§ **Work to be completed**
Reproduce the full listing below unchanged, apart from the pictures.
━━━━━━━━
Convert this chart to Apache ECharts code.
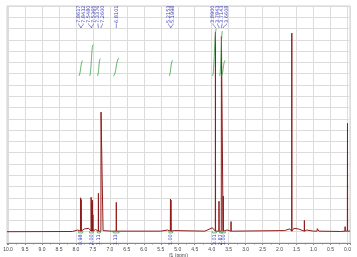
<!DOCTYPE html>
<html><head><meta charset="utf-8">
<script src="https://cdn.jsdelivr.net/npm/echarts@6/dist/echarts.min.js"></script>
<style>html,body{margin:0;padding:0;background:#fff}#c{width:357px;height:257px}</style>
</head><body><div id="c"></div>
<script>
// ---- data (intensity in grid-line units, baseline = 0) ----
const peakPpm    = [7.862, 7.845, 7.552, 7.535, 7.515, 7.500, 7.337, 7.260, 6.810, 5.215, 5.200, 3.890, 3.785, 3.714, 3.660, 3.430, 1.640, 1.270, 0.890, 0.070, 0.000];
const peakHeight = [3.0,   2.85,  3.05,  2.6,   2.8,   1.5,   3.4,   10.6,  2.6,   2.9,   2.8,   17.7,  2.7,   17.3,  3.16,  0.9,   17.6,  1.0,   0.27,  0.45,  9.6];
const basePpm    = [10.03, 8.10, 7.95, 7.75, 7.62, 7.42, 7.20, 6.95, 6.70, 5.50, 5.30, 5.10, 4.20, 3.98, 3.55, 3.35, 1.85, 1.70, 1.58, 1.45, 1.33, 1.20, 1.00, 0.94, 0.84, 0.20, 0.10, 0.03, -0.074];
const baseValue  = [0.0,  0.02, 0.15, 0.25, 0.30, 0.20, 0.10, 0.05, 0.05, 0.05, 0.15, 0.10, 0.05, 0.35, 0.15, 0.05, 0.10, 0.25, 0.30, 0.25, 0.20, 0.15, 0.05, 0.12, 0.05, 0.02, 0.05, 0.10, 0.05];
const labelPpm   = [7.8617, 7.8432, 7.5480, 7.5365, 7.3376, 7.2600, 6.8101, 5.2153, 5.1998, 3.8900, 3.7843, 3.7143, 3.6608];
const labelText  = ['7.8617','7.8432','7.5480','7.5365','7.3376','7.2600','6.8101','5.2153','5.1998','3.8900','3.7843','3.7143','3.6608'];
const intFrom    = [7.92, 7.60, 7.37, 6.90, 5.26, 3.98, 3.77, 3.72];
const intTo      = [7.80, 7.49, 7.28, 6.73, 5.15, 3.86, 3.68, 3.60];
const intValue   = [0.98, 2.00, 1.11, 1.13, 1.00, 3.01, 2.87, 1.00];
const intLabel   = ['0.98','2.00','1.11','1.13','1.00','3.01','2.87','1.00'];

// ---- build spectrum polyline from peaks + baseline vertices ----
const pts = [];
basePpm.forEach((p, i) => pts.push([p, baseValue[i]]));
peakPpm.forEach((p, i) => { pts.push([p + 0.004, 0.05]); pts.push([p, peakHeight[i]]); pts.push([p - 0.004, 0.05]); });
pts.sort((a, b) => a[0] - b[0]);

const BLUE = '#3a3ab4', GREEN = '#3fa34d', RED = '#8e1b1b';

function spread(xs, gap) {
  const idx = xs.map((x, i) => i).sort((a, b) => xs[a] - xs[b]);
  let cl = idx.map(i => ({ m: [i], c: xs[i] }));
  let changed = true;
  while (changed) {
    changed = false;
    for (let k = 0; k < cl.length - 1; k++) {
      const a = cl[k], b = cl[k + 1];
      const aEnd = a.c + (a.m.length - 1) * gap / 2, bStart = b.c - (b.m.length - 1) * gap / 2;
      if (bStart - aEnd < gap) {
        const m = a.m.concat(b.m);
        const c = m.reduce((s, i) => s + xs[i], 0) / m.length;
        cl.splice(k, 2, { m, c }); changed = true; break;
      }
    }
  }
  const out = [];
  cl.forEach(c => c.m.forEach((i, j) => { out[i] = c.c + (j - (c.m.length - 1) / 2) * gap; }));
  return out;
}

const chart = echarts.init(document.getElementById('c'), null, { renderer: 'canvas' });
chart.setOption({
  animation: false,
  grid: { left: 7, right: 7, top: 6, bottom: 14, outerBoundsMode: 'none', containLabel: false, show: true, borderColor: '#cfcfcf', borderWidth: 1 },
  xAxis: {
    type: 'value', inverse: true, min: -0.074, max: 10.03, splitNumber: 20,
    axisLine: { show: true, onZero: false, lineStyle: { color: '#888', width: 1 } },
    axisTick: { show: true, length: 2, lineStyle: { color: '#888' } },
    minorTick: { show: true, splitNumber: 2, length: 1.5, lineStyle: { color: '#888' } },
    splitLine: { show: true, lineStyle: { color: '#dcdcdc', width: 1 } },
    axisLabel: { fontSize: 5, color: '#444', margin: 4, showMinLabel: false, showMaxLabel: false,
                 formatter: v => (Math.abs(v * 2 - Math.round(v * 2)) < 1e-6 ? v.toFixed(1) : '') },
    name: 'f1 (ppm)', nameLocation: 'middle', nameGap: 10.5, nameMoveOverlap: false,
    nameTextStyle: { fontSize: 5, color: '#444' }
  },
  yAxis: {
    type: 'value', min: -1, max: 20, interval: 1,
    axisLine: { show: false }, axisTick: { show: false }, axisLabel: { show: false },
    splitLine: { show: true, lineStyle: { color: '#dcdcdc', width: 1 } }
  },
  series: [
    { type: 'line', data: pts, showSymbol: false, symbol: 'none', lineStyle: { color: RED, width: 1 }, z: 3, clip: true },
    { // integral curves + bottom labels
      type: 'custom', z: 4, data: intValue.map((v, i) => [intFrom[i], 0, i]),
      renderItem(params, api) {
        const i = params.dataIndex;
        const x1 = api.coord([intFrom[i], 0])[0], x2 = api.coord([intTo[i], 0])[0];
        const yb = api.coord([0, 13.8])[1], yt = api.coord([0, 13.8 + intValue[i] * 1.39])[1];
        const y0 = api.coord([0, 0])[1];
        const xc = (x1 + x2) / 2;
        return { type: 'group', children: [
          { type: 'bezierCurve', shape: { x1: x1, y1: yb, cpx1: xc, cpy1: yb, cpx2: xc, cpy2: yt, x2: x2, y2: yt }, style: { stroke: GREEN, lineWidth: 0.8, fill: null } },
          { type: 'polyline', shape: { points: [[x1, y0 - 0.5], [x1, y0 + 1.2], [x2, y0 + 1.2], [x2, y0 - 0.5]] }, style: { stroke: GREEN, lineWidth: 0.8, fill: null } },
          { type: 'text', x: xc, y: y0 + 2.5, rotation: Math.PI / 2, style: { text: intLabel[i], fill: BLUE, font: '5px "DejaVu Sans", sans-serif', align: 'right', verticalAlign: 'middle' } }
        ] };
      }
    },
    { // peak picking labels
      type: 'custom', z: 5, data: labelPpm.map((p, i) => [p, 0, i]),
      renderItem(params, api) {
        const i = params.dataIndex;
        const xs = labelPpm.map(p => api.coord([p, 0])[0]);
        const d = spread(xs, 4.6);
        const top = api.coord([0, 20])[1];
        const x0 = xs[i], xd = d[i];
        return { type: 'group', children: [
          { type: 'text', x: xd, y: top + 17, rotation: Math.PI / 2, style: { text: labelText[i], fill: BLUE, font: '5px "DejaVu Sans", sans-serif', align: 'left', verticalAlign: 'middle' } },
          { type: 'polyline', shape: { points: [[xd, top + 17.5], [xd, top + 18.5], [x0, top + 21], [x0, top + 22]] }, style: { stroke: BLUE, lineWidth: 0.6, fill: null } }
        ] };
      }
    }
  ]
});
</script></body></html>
━━━━━━━━
§ **Solution to the problem**
Convert this chart to Apache ECharts code.
<!DOCTYPE html>
<html><head><meta charset="utf-8">
<script src="https://cdn.jsdelivr.net/npm/echarts@6/dist/echarts.min.js"></script>
<style>html,body{margin:0;padding:0;background:#fff}#c{width:357px;height:257px}</style>
</head><body><div id="c"></div>
<script>
// ---- data (intensity in grid-line units, baseline = 0) ----
const peakPpm    = [7.862, 7.845, 7.552, 7.535, 7.515, 7.500, 7.337, 7.260, 6.810, 5.215, 5.200, 3.890, 3.785, 3.714, 3.660, 3.430, 1.640, 1.270, 0.890, 0.070, 0.000];
const peakHeight = [3.0,   2.85,  3.05,  2.6,   2.8,   1.5,   3.4,   10.6,  2.6,   2.9,   2.8,   17.7,  2.7,   17.3,  3.16,  0.9,   17.6,  1.0,   0.27,  0.45,  9.6];
const basePpm    = [10.03, 8.10, 7.95, 7.75, 7.62, 7.42, 7.20, 6.95, 6.70, 5.50, 5.30, 5.10, 4.20, 3.98, 3.55, 3.35, 1.85, 1.70, 1.58, 1.45, 1.33, 1.20, 1.00, 0.94, 0.84, 0.20, 0.10, 0.03, -0.074];
const baseValue  = [0.0,  0.02, 0.15, 0.25, 0.30, 0.20, 0.10, 0.05, 0.05, 0.05, 0.15, 0.10, 0.05, 0.35, 0.15, 0.05, 0.10, 0.25, 0.30, 0.25, 0.20, 0.15, 0.05, 0.12, 0.05, 0.02, 0.05, 0.10, 0.05];
const labelPpm   = [7.8617, 7.8432, 7.5480, 7.5365, 7.3376, 7.2600, 6.8101, 5.2153, 5.1998, 3.8900, 3.7843, 3.7143, 3.6608];
const labelText  = ['7.8617','7.8432','7.5480','7.5365','7.3376','7.2600','6.8101','5.2153','5.1998','3.8900','3.7843','3.7143','3.6608'];
const intFrom    = [7.92, 7.60, 7.37, 6.90, 5.26, 3.98, 3.77, 3.72];
const intTo      = [7.80, 7.49, 7.28, 6.73, 5.15, 3.86, 3.68, 3.60];
const intValue   = [0.98, 2.00, 1.11, 1.13, 1.00, 3.01, 2.87, 1.00];
const intLabel   = ['0.98','2.00','1.11','1.13','1.00','3.01','2.87','1.00'];

// ---- build spectrum polyline from peaks + baseline vertices ----
const pts = [];
basePpm.forEach((p, i) => pts.push([p, baseValue[i]]));
peakPpm.forEach((p, i) => { pts.push([p + 0.004, 0.05]); pts.push([p, peakHeight[i]]); pts.push([p - 0.004, 0.05]); });
pts.sort((a, b) => a[0] - b[0]);

const BLUE = '#3a3ab4', GREEN = '#3fa34d', RED = '#8e1b1b';

function spread(xs, gap) {
  const idx = xs.map((x, i) => i).sort((a, b) => xs[a] - xs[b]);
  let cl = idx.map(i => ({ m: [i], c: xs[i] }));
  let changed = true;
  while (changed) {
    changed = false;
    for (let k = 0; k < cl.length - 1; k++) {
      const a = cl[k], b = cl[k + 1];
      const aEnd = a.c + (a.m.length - 1) * gap / 2, bStart = b.c - (b.m.length - 1) * gap / 2;
      if (bStart - aEnd < gap) {
        const m = a.m.concat(b.m);
        const c = m.reduce((s, i) => s + xs[i], 0) / m.length;
        cl.splice(k, 2, { m, c }); changed = true; break;
      }
    }
  }
  const out = [];
  cl.forEach(c => c.m.forEach((i, j) => { out[i] = c.c + (j - (c.m.length - 1) / 2) * gap; }));
  return out;
}

const chart = echarts.init(document.getElementById('c'), null, { renderer: 'canvas' });
chart.setOption({
  animation: false,
  grid: { left: 7, right: 7, top: 6, bottom: 14, outerBoundsMode: 'none', containLabel: false, show: true, borderColor: '#cfcfcf', borderWidth: 1 },
  xAxis: {
    type: 'value', inverse: true, min: -0.074, max: 10.03, splitNumber: 20,
    axisLine: { show: true, onZero: false, lineStyle: { color: '#888', width: 1 } },
    axisTick: { show: true, length: 2, lineStyle: { color: '#888' } },
    minorTick: { show: true, splitNumber: 2, length: 1.5, lineStyle: { color: '#888' } },
    splitLine: { show: true, lineStyle: { color: '#dcdcdc', width: 1 } },
    axisLabel: { fontSize: 5, color: '#444', margin: 4, showMinLabel: false, showMaxLabel: false,
                 formatter: v => (Math.abs(v * 2 - Math.round(v * 2)) < 1e-6 ? v.toFixed(1) : '') },
    name: 'f1 (ppm)', nameLocation: 'middle', nameGap: 10.5, nameMoveOverlap: false,
    nameTextStyle: { fontSize: 5, color: '#444' }
  },
  yAxis: {
    type: 'value', min: -1, max: 20, interval: 1,
    axisLine: { show: false }, axisTick: { show: false }, axisLabel: { show: false },
    splitLine: { show: true, lineStyle: { color: '#dcdcdc', width: 1 } }
  },
  series: [
    { type: 'line', data: pts, showSymbol: false, symbol: 'none', lineStyle: { color: RED, width: 1 }, z: 3, clip: true },
    { // integral curves + bottom labels
      type: 'custom', z: 4, data: intValue.map((v, i) => [intFrom[i], 0, i]),
      renderItem(params, api) {
        const i = params.dataIndex;
        const x1 = api.coord([intFrom[i], 0])[0], x2 = api.coord([intTo[i], 0])[0];
        const yb = api.coord([0, 13.8])[1], yt = api.coord([0, 13.8 + intValue[i] * 1.39])[1];
        const y0 = api.coord([0, 0])[1];
        const xc = (x1 + x2) / 2;
        return { type: 'group', children: [
          { type: 'bezierCurve', shape: { x1: x1, y1: yb, cpx1: xc, cpy1: yb, cpx2: xc, cpy2: yt, x2: x2, y2: yt }, style: { stroke: GREEN, lineWidth: 0.8, fill: null } },
          { type: 'polyline', shape: { points: [[x1, y0 - 0.5], [x1, y0 + 1.2], [x2, y0 + 1.2], [x2, y0 - 0.5]] }, style: { stroke: GREEN, lineWidth: 0.8, fill: null } },
          { type: 'text', x: xc, y: y0 + 2.5, rotation: Math.PI / 2, style: { text: intLabel[i], fill: BLUE, font: '5px "DejaVu Sans", sans-serif', align: 'right', verticalAlign: 'middle' } }
        ] };
      }
    },
    { // peak picking labels
      type: 'custom', z: 5, data: labelPpm.map((p, i) => [p, 0, i]),
      renderItem(params, api) {
        const i = params.dataIndex;
        const xs = labelPpm.map(p => api.coord([p, 0])[0]);
        const d = spread(xs, 4.6);
        const top = api.coord([0, 20])[1];
        const x0 = xs[i], xd = d[i];
        return { type: 'group', children: [
          { type: 'text', x: xd, y: top + 17, rotation: Math.PI / 2, style: { text: labelText[i], fill: BLUE, font: '5px "DejaVu Sans", sans-serif', align: 'left', verticalAlign: 'middle' } },
          { type: 'polyline', shape: { points: [[xd, top + 17.5], [xd, top + 18.5], [x0, top + 21], [x0, top + 22]] }, style: { stroke: BLUE, lineWidth: 0.6, fill: null } }
        ] };
      }
    }
  ]
});
</script></body></html>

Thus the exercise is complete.